Mais uma vez a oposição alegou que o objetivo notório do presidente e da ministra-candidata não era fiscalizar o andamento de obras ou a execução de programas de governo, visto que para isso não seria preciso montar-se verdadeiro comício.

Para os partidos oposicionistas, Lula e Dilma vêm percorrendo o País com intenções eleitoreiras, "utilizando-se do poder político que detêm e dos recursos públicos que gerenciam para a dispendiosa e bem montada estratégia de, antecipadamente, lançar a ministra Dilma Rousseff com vantagem no certame eleitoral deste ano".

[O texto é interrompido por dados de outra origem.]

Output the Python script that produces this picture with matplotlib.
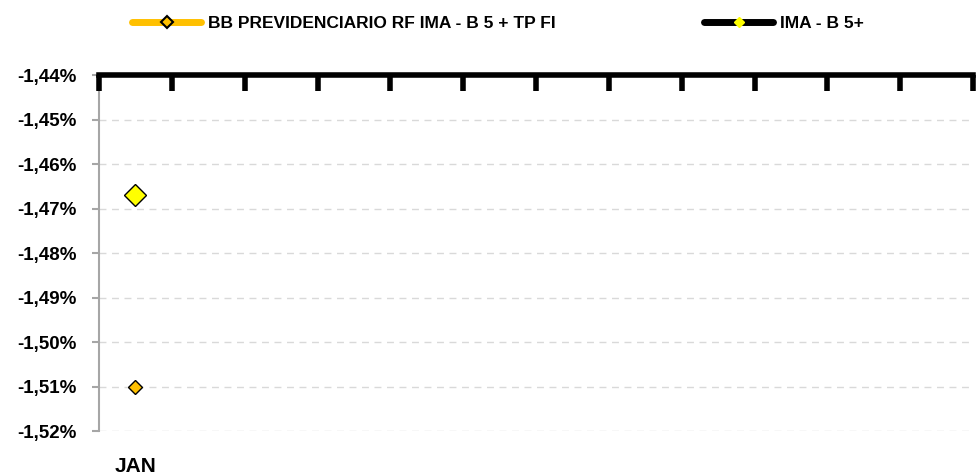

E os três partidos enfatizam: "A exposição, diuturna e ostensiva do nome da pré-candidata Dilma Rousseff ao eleitorado, bem como a sua vinculação à continuidade de programas, obras e ações do governo, caracterizam a chamada propaganda eleitoral subliminar."

Na ocasião o TSE não enxergou qualquer indício de propaganda eleitoral nos verdadeiros comícios -- termo empregado até mesmo pelo presidente em uma dessas "inaugurações" -- montados para "inspecionar e fiscalizar" as obras do governo pelo Brasil afora.

É até curioso o fato de o ministro relator, nessa representação, ater-se ao fato de que esse trabalho, digamos, conjunto, do presidente e de sua chefe da Casa Civil, não ter ocorrido dentro do período de três meses que antecedem às eleições -- quando se tornam ilegais inaugurações do gênero.

Ora, justamente por estarmos ainda longe desse período é que se torna clara a antecipação da campanha. A situação de pré-candidato (ou pré-candidata) parece isentar candidatos e partidos de qualquer responsabilidade pelo descumprimento das restrições impostas pela legislação eleitoral, seja no tocante a campanhas eleitorais fora do tempo, seja no emprego de máquinas da administração pública para sustentá-las.

Bom seria, então, que a Justiça Eleitoral seguisse o pensamento do ministro que a comanda -- e que em breve deixará de fazê-lo.